Agronomist Melani from the Bogor Botanical Garden shows a group of students a gandaria or plum mango and menteng fruits and asks the students to name them.
None of them knows the answer.
"What about the name of this tree?" Melani asks again, pointing out a small plum mango tree. The students again had no idea.
Talking to the group of students from state primary school Cikoneng, in rural Cisarua district, the researchers are dumbfounded as none of the children know the names of indigenous fruits.
The researchers say they are concerned that the students can only name apples and pears, as well as jambu air or rose apple.
The students cannot name local fruits such as buni, menteng, gandaria, and bisbul or velvet apple.
Buni (Antidesma bunius) is a small purple fruit with a tart taste. Menteng (Baccaurea dulcis) has a sweet-sour taste.
Gandaria (Bouea macrophylla) is a yellow fleshy fruit with a sour to sweet taste with a faint smell of turpentine, while bisbul or velvet apple (Diospyros blanchoi) is a dark red to purple fruit with a velvet-like skin.
The researchers say that if children living in a village do not know the names of the fruits from trees planted in their own front yards, the ignorance will be far more acute among children in big cities such as Jakarta.
Many modern children are not familiar with local fruits, the researchers lament, because most of the plants are already extinct in their endemic areas.
As fewer and fewer home gardens boast these trees, people lose their attachment to the plants, which are also considered a natural heritage, the researchers say.
In Jakarta, for instance, most people are not aware that the names of some areas, including Gandaria, Kemang and Palmerah, came from the names of trees that used to be commonly found in those areas.
The coordinator of the conservation class, Bogor Botanical Garden researcher Tri Handayani, says the children took part in planting a mini botanical garden in their school yard earlier in the day.
The trees planted in the school yard are local species.
Tri says the researchers want the schools to be natural laboratories specializing in local fruit.
The children have already planted buni, menteng, gandaria, and bisbul trees, along with jamblang (Syzygium cumini) and gowok (Syzygium polycephalum) trees. Researchers are holding the conservation classes at three of around 30 elementary schools in the Puncak area of Cisarua.
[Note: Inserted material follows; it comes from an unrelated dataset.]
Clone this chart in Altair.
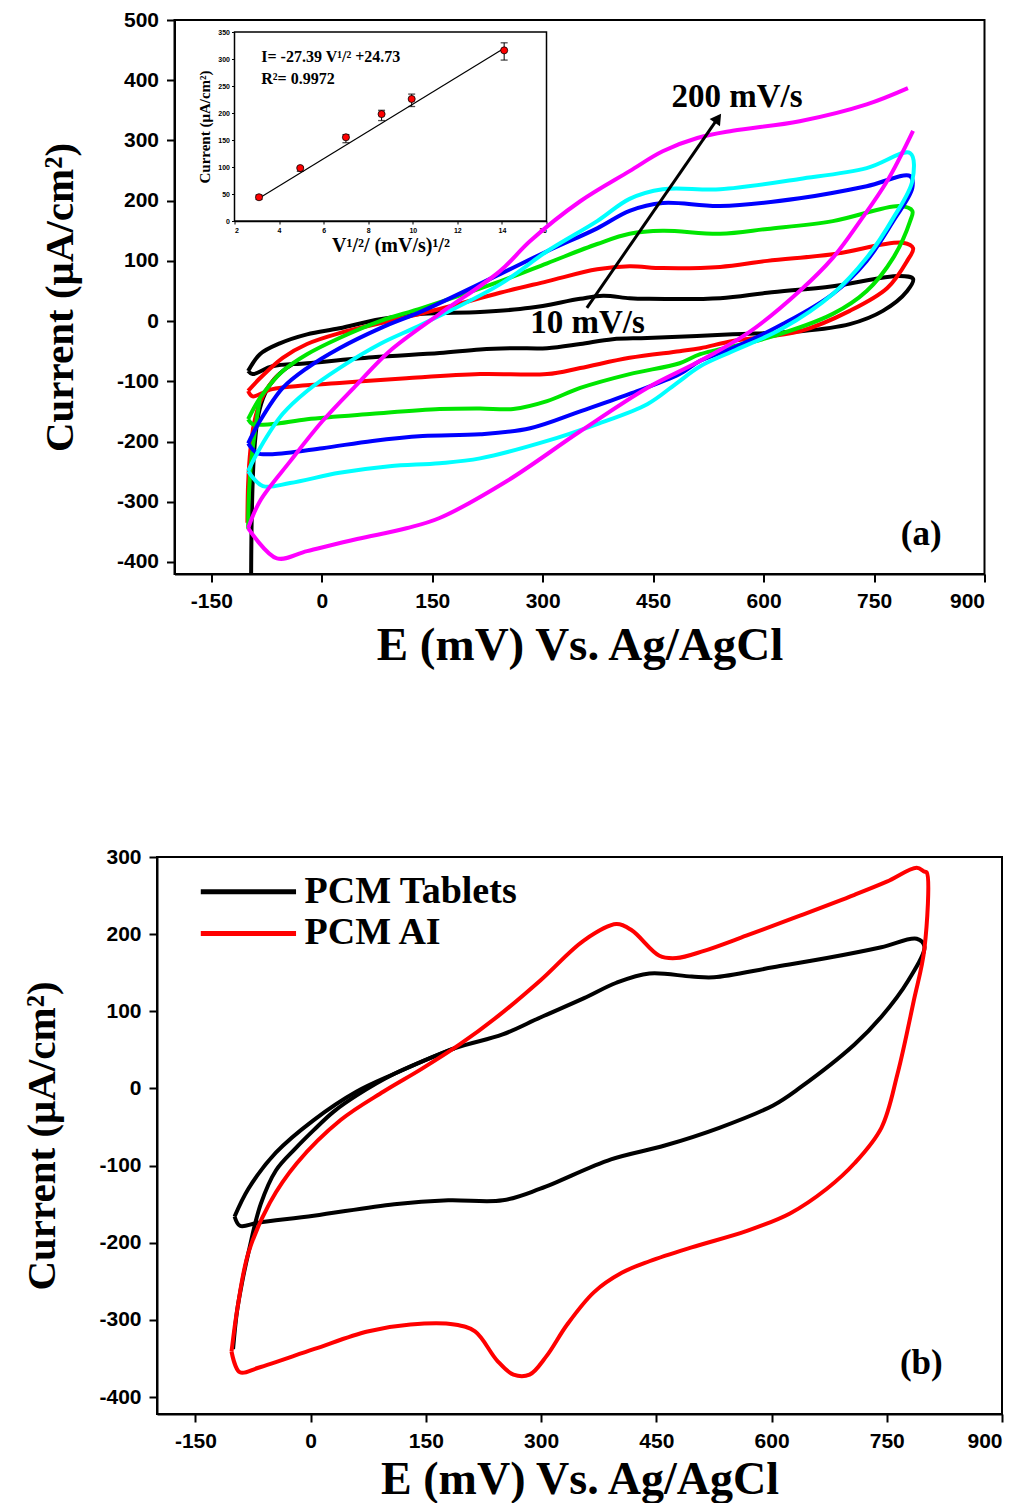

The schools - Gunung Mas, Kopo 3 and Cikoneng - each get 500 plant seeds.
The students receive lessons on environmental issues, plant conservation and an introduction to the names of local fruits, including how to cultivate the fruit trees around their homes.
"We only picked three schools to make the mini botanical garden with local plants, because those schools were the only ones with enough land for a botanical garden," Tri says.
She adds the researchers want to highlight to the students the importance of trees.
The researchers explain that trees can retain water and help make the air fresher.
They also emphasize the need to conserve the upstream area of the Ciliwung River, which originates in Puncak.
The Bogor Botanical Garden uses the water from the Ciliwung River to irrigate its collection of plants.